Bitcoin vs. Traditional Safe Havens During Iran-Related Shocks
To evaluate Bitcoin’s resilience, it helps to compare it with established safe havens.
Comparative Behavior in Tense Periods
| Asset | Typical Crisis Behavior | Key Drivers |
|---|---|---|
| Bitcoin (BTC) | Volatile; sometimes rises, sometimes tracks risk assets | Liquidity cycles, macro policy, crypto-native flows |
| Gold | Often rises during geopolitical stress | Safe haven demand, inflation expectations |
| U.S. Treasuries | Yields often fall (prices rise) as investors seek safety | Rate expectations, global risk-off positioning |
| Oil | Frequently spikes on Middle East tensions | Supply disruption fears, OPEC decisions |
Correlation Patterns
- Short-term: During sudden shocks, Bitcoin can sell off with equities as leveraged traders de‑risk.
- Medium-term: BTC may decouple and rally if:
- Liquidity conditions loosen (e.g., dovish central banks)
- Crypto-specific catalysts (ETFs, halving events, regulatory clarity) kick in
- Long-term: Bitcoin’s macro thesis resembles:
- A hedge against monetary debasement and capital controls, more than a pure “war hedge.”
In Iran-related crises, oil and gold typically respond more reliably than BTC. Bitcoin is still in a “price discovery” phase where speculative flows and macro policy dominate.
Iran, Sanctions, and Bitcoin: Real Use Cases vs.
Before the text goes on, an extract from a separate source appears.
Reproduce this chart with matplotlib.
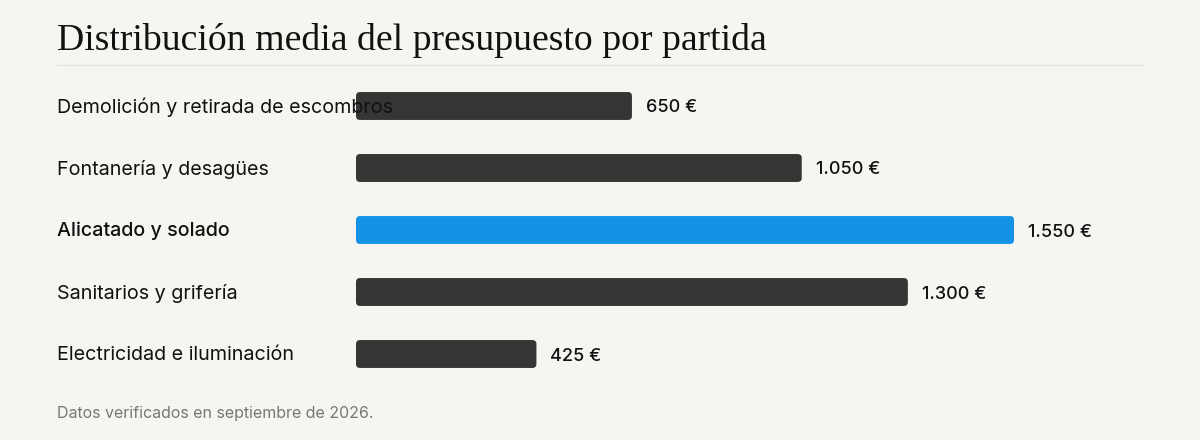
import matplotlib
matplotlib.use("Agg")
import matplotlib.pyplot as plt
from matplotlib.patches import FancyBboxPatch
from matplotlib.lines import Line2D
import matplotlib.transforms as mtransforms

# datos
partidas = [
    "Demolición y retirada de escombros",
    "Fontanería y desagües",
    "Alicatado y solado",
    "Sanitarios y grifería",
    "Electricidad e iluminación",
]
importes = [650, 1050, 1550, 1300, 425]
destacada = "Alicatado y solado"

titulo = "Distribución media del presupuesto por partida"
nota = "Datos verificados en septiembre de 2026."

fondo = "#f6f5f1"
oscuro = "#353533"
azul = "#1493e6"
sans = ["Inter", "Liberation Sans", "DejaVu Sans"]
serif = ["Liberation Serif", "DejaVu Serif"]

W, H = 1200, 440
fig = plt.figure(figsize=(12, 4.4), dpi=100, facecolor=fondo)

# eje: x empieza en 356px, 1550 llega a 1014px
px_por_unidad = (1014 - 356) / 1550
ax_left, ax_right = 356, 1143
ax_top, ax_bottom = 75, 385
ax = fig.add_axes([ax_left / W, 1 - ax_bottom / H,
                   (ax_right - ax_left) / W, (ax_bottom - ax_top) / H])
ax.set_facecolor("none")
ax.set_xlim(0, (ax_right - ax_left) / px_por_unidad)
ax.set_ylim(len(partidas) - 0.5, -0.5)
ax.axis("off")

alto = 0.45
radio_px = 4
ry = radio_px / ((ax_bottom - ax_top) / len(partidas))
rx = radio_px / px_por_unidad

etiquetas = mtransforms.blended_transform_factory(fig.transFigure, ax.transData)

for i, (nombre, valor) in enumerate(zip(partidas, importes)):
    color = azul if nombre == destacada else oscuro
    barra = FancyBboxPatch((0, i - alto / 2), valor, alto,
                           boxstyle=f"round,pad=0,rounding_size={rx}",
                           mutation_aspect=ry / rx,
                           facecolor=color, edgecolor="none", zorder=2)
    ax.add_patch(barra)
    peso = "medium" if nombre == destacada else "normal"
    ax.text(57 / W, i + 0.02, nombre, transform=etiquetas, ha="left", va="center",
            fontsize=14.2, family=sans, color="#111111", fontweight=peso,
            zorder=3, clip_on=False)
    texto = f"{valor:,}".replace(",", ".") + " €"
    ax.annotate(texto, (valor, i), xytext=(14, -2), textcoords="offset pixels",
                ha="left", va="center", fontsize=13, family=sans,
                fontweight="medium", color="#111111", annotation_clip=False)

fig.text(57 / W, 1 - 50 / H, titulo, ha="left", va="baseline",
         fontsize=27.2, family=serif, color="#111111")
fig.add_artist(Line2D([57 / W, 1143 / W], [1 - 65 / H, 1 - 65 / H],
                      transform=fig.transFigure, color="#e2e1dc", lw=1))
fig.text(57 / W, 1 - 413 / H, nota, ha="left", va="center",
         fontsize=11.5, family=sans, color="#777777")

fig.savefig("out.png", dpi=100, facecolor=fondo)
Narrative
Iran is central not just to regional conflict, but also to the conversation on sanctions, censorship, and financial sovereignty-all areas where Bitcoin’s design is highly relevant.
How Iran Has Interacted with Bitcoin
- Mining under sanctions pressure
- Iran has, at times, turned to Bitcoin mining to monetize its energy resources, even under heavy economic sanctions.
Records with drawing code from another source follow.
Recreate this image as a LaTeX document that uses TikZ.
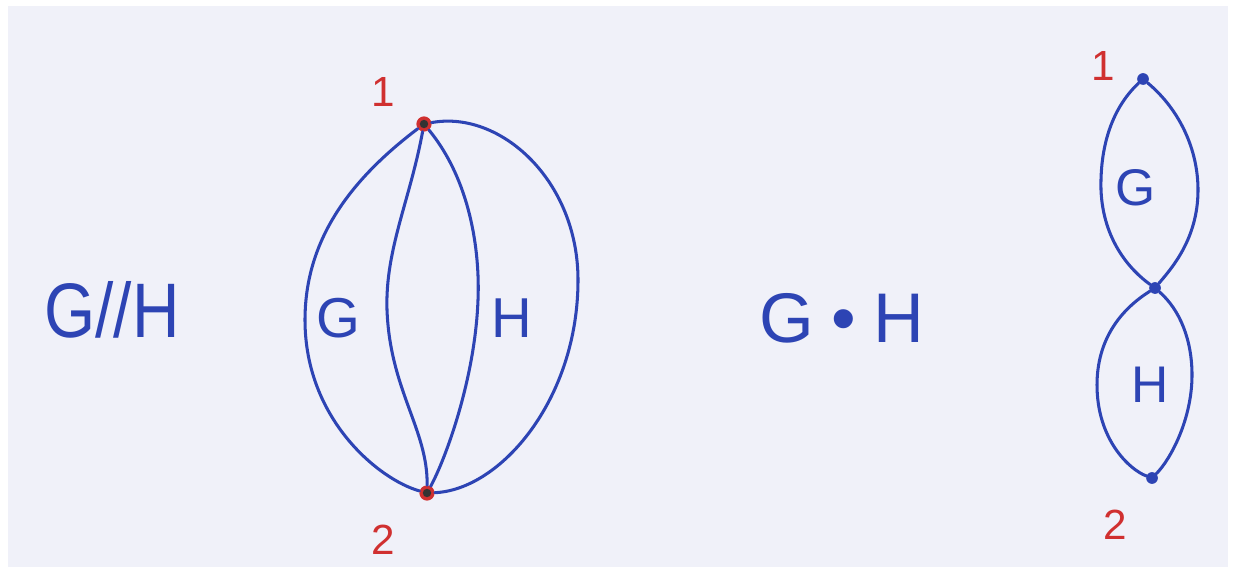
\documentclass[tikz,border=0pt]{standalone}
\usepackage{fontspec}
\newfontfamily\hand{Liberation Sans}
\definecolor{ink}{HTML}{2D44B4}
\definecolor{redink}{HTML}{D03030}
\definecolor{paper}{HTML}{F0F1F9}
\tikzset{
  edge/.style={draw=ink, line width=2.6pt, line cap=round},
  redv/.style={circle, fill=redink, inner sep=0pt, minimum size=13pt, path picture={\fill[black!80] (path picture bounding box.center) circle (3.6pt);}},
  bluev/.style={circle, fill=ink, inner sep=0pt, minimum size=10pt},
  numlab/.style={text=redink, font=\hand\fontsize{36}{38}\selectfont},
  biglab/.style={text=ink, font=\hand\fontsize{66}{70}\selectfont},
  midlab/.style={text=ink, font=\hand\fontsize{60}{64}\selectfont},
  glab/.style={text=ink, font=\hand\fontsize{48}{50}\selectfont},
  slab/.style={text=ink, font=\hand\fontsize{44}{46}\selectfont}
}
\begin{document}
\begin{tikzpicture}[x=0.03cm,y=-0.03cm]
\useasboundingbox (0,0) rectangle (1234,573);
\fill[white] (0,0) rectangle (1234,573);
\fill[paper] (8,6) rectangle (1228,567);

% left expression
\node[biglab, xscale=0.85] (gh) at (112,310) {G//H};

% parallel composition graph
\node[redv] (n1) at (424,124) {};
\node[redv] (n2) at (427,493) {};
\node[numlab] (l1) at (383,92) {1};
\node[numlab] (l2) at (383,540) {2};
\draw[edge] (n1) .. controls (350,180) and (305,240) .. (305,320) .. controls (305,420) and (380,480) .. (n2);
\draw[edge] (n1) .. controls (410,200) and (385,250) .. (387,310) .. controls (390,390) and (428,430) .. (n2);
\draw[edge] (n1) .. controls (470,180) and (480,250) .. (478,300) .. controls (475,380) and (445,460) .. (n2);
\draw[edge] (n1) .. controls (500,110) and (578,180) .. (578,280) .. controls (578,400) and (500,490) .. (n2);
\node[glab] (lg) at (338,318) {G};
\node[glab] (lh) at (512,318) {H};

% middle expression
\node[midlab] (gs) at (842,318) {G\hspace{0.25em}•\hspace{0.25em}H};

% series composition graph
\node[bluev] (a1) at (1143,79) {};
\node[bluev] (a2) at (1155,288) {};
\node[bluev] (a3) at (1152,478) {};
\node[numlab] (r1) at (1103,66) {1};
\node[numlab] (r2) at (1115,525) {2};
\draw[edge] (a1) .. controls (1110,110) and (1100,150) .. (1101,190) .. controls (1103,240) and (1130,270) .. (a2);
\draw[edge] (a1) .. controls (1180,110) and (1198,150) .. (1198,190) .. controls (1198,240) and (1170,270) .. (a2);
\draw[edge] (a2) .. controls (1120,310) and (1097,340) .. (1097,385) .. controls (1097,440) and (1130,470) .. (a3);
\draw[edge] (a2) .. controls (1180,310) and (1192,340) .. (1192,375) .. controls (1192,420) and (1170,460) .. (a3);
\node[slab] (rg) at (1136,188) {G};
\node[slab] (rh) at (1150,385) {H};
\end{tikzpicture}
\end{document}
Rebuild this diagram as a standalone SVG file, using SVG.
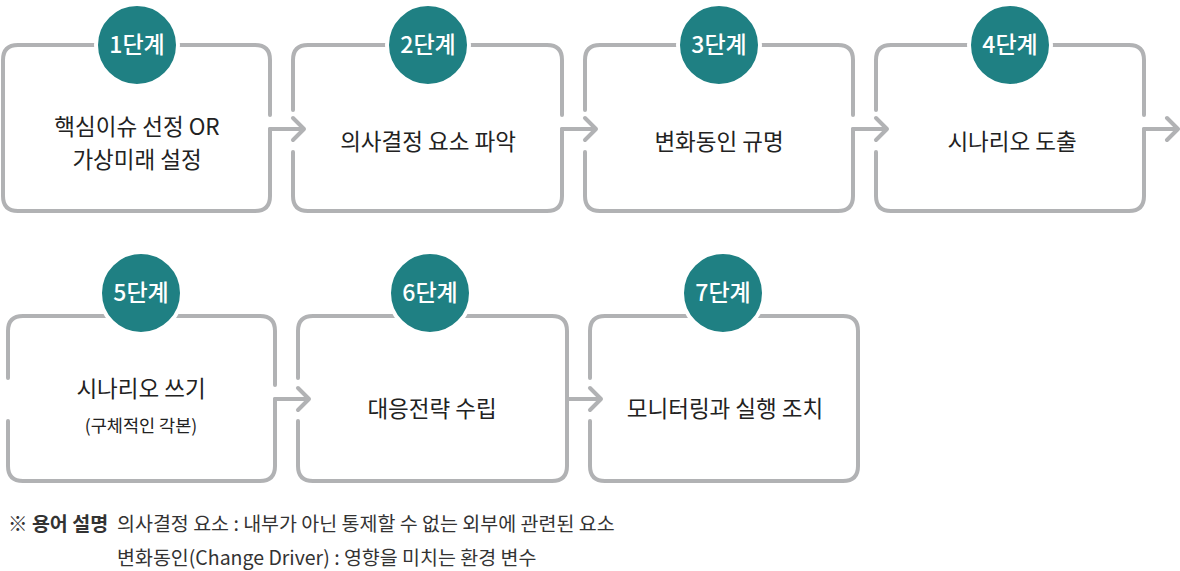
<svg xmlns="http://www.w3.org/2000/svg" width="1180" height="571" viewBox="0 0 1180 571">
<style>
.b{fill:none;stroke:#b1b2b4;stroke-width:4;stroke-linecap:round;stroke-linejoin:round}
.c{fill:#1f8083;stroke:#fff;stroke-width:4}
.ct{fill:#fff;font-family:"Noto Sans CJK KR","Noto Sans",sans-serif;font-size:23px;font-weight:500;text-anchor:middle}
.t{fill:#222;font-family:"Noto Sans CJK KR","Noto Sans",sans-serif;font-size:22.5px;text-anchor:middle}
.s{fill:#333;font-family:"Noto Sans CJK KR","Noto Sans",sans-serif;font-size:19.5px}
</style>
<rect width="1180" height="571" fill="#fff"/>
<g id="connectors" class="b">
<path d="M270 129H304M293 118L304 129L293 140"/>
<path d="M562 129H596M585 118L596 129L585 140"/>
<path d="M853 129H887M876 118L887 129L876 140"/>
<path d="M1144 129H1178M1167 118L1178 129L1167 140"/>
<path d="M275 399H309M298 388L309 399L298 410"/>
<path d="M567 399H601M590 388L601 399L590 410"/>
</g>
<g id="step1">
<path class="b" d="M270 129V196Q270 211 255 211H18Q3 211 3 196V60Q3 45 18 45H255Q270 45 270 60V115"/>
<circle class="c" cx="137" cy="45" r="41"/><text class="ct" x="137" y="53">1단계</text>
<text class="t" x="137" y="135">핵심이슈 선정 OR</text><text class="t" x="137" y="168">가상미래 설정</text>
</g>
<g id="step2">
<path class="b" d="M293 152V196Q293 211 308 211H547Q562 211 562 196V129M562 115V60Q562 45 547 45H308Q293 45 293 60V110"/>
<circle class="c" cx="428" cy="45" r="41"/><text class="ct" x="428" y="53">2단계</text>
<text class="t" x="428" y="150">의사결정 요소 파악</text>
</g>
<g id="step3">
<path class="b" d="M585 152V196Q585 211 600 211H838Q853 211 853 196V129M853 115V60Q853 45 838 45H600Q585 45 585 60V110"/>
<circle class="c" cx="719" cy="45" r="41"/><text class="ct" x="719" y="53">3단계</text>
<text class="t" x="719" y="150">변화동인 규명</text>
</g>
<g id="step4">
<path class="b" d="M876 152V196Q876 211 891 211H1129Q1144 211 1144 196V129M1144 115V60Q1144 45 1129 45H891Q876 45 876 60V110"/>
<circle class="c" cx="1010" cy="45" r="41"/><text class="ct" x="1010" y="53">4단계</text>
<text class="t" x="1012" y="150">시나리오 도출</text>
</g>
<g id="step5">
<path class="b" d="M8 421V466Q8 481 23 481H260Q275 481 275 466V399M275 385V331Q275 316 260 316H23Q8 316 8 331V378"/>
<circle class="c" cx="141" cy="293" r="41"/><text class="ct" x="141" y="301">5단계</text>
<text class="t" x="141" y="397">시나리오 쓰기</text><text class="t" x="141" y="432" style="font-size:17.5px">(구체적인 각본)</text>
</g>
<g id="step6">
<path class="b" d="M298 421V466Q298 481 313 481H552Q567 481 567 466V331Q567 316 552 316H313Q298 316 298 331V378"/>
<circle class="c" cx="430" cy="293" r="41"/><text class="ct" x="430" y="301">6단계</text>
<text class="t" x="432" y="417">대응전략 수립</text>
</g>
<g id="step7">
<path class="b" d="M590 421V466Q590 481 605 481H843Q858 481 858 466V331Q858 316 843 316H605Q590 316 590 331V378"/>
<circle class="c" cx="723" cy="293" r="41"/><text class="ct" x="723" y="301">7단계</text>
<text class="t" x="725" y="417">모니터링과 실행 조치</text>
</g>
<g id="legend">
<text class="s" x="8" y="531" style="font-weight:700">※ 용어 설명</text>
<text class="s" x="117" y="531">의사결정 요소 : 내부가 아닌 통제할 수 없는 외부에 관련된 요소</text>
<text class="s" x="117" y="565">변화동인(Change Driver) : 영향을 미치는 환경 변수</text>
</g>
</svg>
- Government policy has fluctuated, swinging between support, heavy regulation, and crackdowns, reflecting energy constraints and political concerns.
- Sanctions evasion concerns
- U.S. and EU regulators have repeatedly warned about crypto’s potential use for sanctions evasion, including by entities linked to Iran.
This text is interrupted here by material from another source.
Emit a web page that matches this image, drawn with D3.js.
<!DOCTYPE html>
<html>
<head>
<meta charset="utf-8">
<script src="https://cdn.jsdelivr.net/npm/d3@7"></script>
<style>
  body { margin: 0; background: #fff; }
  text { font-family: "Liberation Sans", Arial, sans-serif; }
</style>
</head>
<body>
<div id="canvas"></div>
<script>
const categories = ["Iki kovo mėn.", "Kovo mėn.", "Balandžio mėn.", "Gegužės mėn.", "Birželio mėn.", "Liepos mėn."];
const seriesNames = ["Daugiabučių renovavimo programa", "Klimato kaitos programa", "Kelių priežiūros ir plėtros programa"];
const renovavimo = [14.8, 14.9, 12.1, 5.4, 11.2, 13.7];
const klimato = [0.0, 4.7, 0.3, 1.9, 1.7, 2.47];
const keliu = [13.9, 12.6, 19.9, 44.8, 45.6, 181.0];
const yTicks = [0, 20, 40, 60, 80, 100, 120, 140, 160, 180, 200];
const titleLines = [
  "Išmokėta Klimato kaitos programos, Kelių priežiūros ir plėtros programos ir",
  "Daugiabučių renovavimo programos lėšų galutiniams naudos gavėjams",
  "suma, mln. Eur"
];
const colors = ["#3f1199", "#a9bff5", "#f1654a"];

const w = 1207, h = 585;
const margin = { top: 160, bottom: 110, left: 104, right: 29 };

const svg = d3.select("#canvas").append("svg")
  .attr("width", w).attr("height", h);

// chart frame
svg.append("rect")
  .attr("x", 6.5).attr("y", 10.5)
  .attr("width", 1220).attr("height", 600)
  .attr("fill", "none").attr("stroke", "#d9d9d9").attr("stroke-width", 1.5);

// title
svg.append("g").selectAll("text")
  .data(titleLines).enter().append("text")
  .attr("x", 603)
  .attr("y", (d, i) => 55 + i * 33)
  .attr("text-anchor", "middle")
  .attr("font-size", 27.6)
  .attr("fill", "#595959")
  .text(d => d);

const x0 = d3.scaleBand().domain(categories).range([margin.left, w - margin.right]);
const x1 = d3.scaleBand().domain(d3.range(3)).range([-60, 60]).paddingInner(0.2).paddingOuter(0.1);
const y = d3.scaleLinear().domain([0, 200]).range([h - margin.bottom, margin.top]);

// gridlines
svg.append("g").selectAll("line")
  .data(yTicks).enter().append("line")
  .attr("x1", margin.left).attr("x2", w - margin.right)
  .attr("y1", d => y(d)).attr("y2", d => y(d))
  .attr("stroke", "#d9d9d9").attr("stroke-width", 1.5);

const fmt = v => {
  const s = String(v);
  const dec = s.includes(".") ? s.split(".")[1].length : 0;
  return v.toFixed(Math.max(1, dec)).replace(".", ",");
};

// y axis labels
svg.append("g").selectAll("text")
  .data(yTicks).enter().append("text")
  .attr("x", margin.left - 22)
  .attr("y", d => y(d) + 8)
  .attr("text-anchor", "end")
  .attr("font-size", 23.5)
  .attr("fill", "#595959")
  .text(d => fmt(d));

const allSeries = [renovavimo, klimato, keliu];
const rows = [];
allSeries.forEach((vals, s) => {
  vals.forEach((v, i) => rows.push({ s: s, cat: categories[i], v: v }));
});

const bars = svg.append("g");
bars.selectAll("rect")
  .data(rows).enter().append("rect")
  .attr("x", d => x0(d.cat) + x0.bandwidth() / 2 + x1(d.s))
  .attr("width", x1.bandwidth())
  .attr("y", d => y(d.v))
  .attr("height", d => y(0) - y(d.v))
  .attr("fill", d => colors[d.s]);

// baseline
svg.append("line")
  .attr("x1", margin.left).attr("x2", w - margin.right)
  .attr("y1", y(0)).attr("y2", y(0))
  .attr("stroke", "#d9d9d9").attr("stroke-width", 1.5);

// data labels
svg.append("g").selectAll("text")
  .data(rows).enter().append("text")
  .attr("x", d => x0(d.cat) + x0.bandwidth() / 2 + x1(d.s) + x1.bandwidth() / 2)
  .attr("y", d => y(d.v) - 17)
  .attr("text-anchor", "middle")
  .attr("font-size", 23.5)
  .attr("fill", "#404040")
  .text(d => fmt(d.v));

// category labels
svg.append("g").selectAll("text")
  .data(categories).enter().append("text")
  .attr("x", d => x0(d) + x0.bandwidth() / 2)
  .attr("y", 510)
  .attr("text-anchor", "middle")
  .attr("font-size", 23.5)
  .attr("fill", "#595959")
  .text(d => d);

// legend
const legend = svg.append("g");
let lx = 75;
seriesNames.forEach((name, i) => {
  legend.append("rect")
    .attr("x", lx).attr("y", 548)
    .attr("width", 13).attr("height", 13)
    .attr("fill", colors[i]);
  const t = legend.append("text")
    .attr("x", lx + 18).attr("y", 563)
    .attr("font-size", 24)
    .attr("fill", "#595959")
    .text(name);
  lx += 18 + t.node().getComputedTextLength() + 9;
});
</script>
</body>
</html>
- However, the public and traceable nature of Bitcoin’s blockchain makes large-scale, stealthy evasion difficult, especially when exchanges apply KYC/AML and on-chain analytics.
- Domestic usage constraints
- Iran’s currency, the rial, has faced chronic depreciation and capital controls.
- In principle, Bitcoin could offer citizens a censorship-resistant store of value.
- In practice, access is limited by:
- Internet restrictions and surveillance
- Local regulations and enforcement
- On/off-ramp challenges for fiat-crypto conversion
Narrative vs. Ground Reality
- Narrative: Iran and similar regimes will drive Bitcoin adoption as they seek sanctions resistance.
- Reality:
- Governments experiment with mining and controlled usage.
- Open, permissionless Bitcoin usage by everyday citizens faces significant friction.
- Large-scale illicit flows are constrained by chain transparency and compliance tools.
Bitcoin’s political neutrality and global accessibility are real, but their impact in sanctioned states is uneven and still evolving.
Is Bitcoin a Geopolitical Hedge or a Macro Liquidity Bet?
For traders and long-term holders, understanding what actually drives BTC is critical.
Key Drivers of Bitcoin Price During Conflict
- Global liquidity and interest rates
- Lower real yields and loose monetary policy historically support BTC.
- Rate hikes, like those seen in 2022, have tended to pressure Bitcoin alongside growth stocks.
- Institutional adoption and regulation
- Spot Bitcoin ETFs (approved in major markets like the U.S. in early 2024) and clearer custody rules have brought new flows.
- Regulatory crackdowns or uncertainty can overshadow geopolitical narratives.
- Crypto-native cycles
- Halving events, DeFi expansions, and builder activity in Bitcoin L2s or ordinals can drive structural demand unrelated to geopolitics.
- Crisis psychology
- In acute conflict, traders often de‑lever across the board, selling BTC for USD or stablecoins.
- Only when the “dust settles” do some participants rotate into BTC on a “store of value + debasement hedge” thesis.
Where Bitcoin Really Shines
Bitcoin’s core strengths matter most in slow-burning, structural crises rather than sudden kinetic events:
- Persistent high inflation and currency debasement
- Capital controls and banking restrictions
- Asset seizures and censorship of financial activity
Iran’s long-running sanctions regime and currency instability are closer to this category, illustrating why Bitcoin is often framed as a tool for financial self-sovereignty-even if usage remains constrained.
Implications for Crypto Investors, Builders, and Analysts
For a crypto-savvy audience, the “Bitcoin as safe haven during Iran conflict” meme should be treated with nuance.
What to Watch as Tensions Flare
- Cross-asset correlations
- Track BTC vs. gold, the dollar index (DXY), and major equity indices.
- On-chain flows
- Large BTC movements from exchanges, OTC desks, or known state-linked entities.
- Energy and mining dynamics
- Policy shifts in countries like Iran and Russia regarding mining incentives or crackdowns.
- Stablecoin behavior
- In acute stress, capital may prefer USD-pegged stablecoins first, then pivot into BTC.
Strategic Takeaways
- Bitcoin is not yet a clean, consistent geopolitical hedge like gold.
- It is increasingly a liquidity-sensitive, macro-driven asset with long-term sovereign-money properties.
- Iran-related crises reinforce BTC’s relevance to censorship resistance and capital control hedging, but don’t guarantee short-term price appreciation.
Conclusion: Bitcoin’s Resilience Is Real, but the Safe Haven Label Is Oversimplified
Bitcoin has shown resilience amid recurring Iran-related conflicts, but its role is more complex than the “digital safe haven” headline suggests.
- In the short term, BTC behaves like a high-beta macro asset, often moving with risk sentiment.
- In the long term, its censorship resistance, neutrality, and scarcity make it a powerful hedge against monetary repression, sanctions-driven financial isolation, and structural debasement.
For crypto investors and builders, the key is to recognize that geopolitical stress and Bitcoin’s value proposition are linked, but not in a simple, one-to-one, “war goes up, BTC goes up” way. Understanding this nuance is essential for positioning portfolios, designing protocols, and navigating the next wave of geopolitical and macro shocks in a Bitcoin-centric, web3-powered world.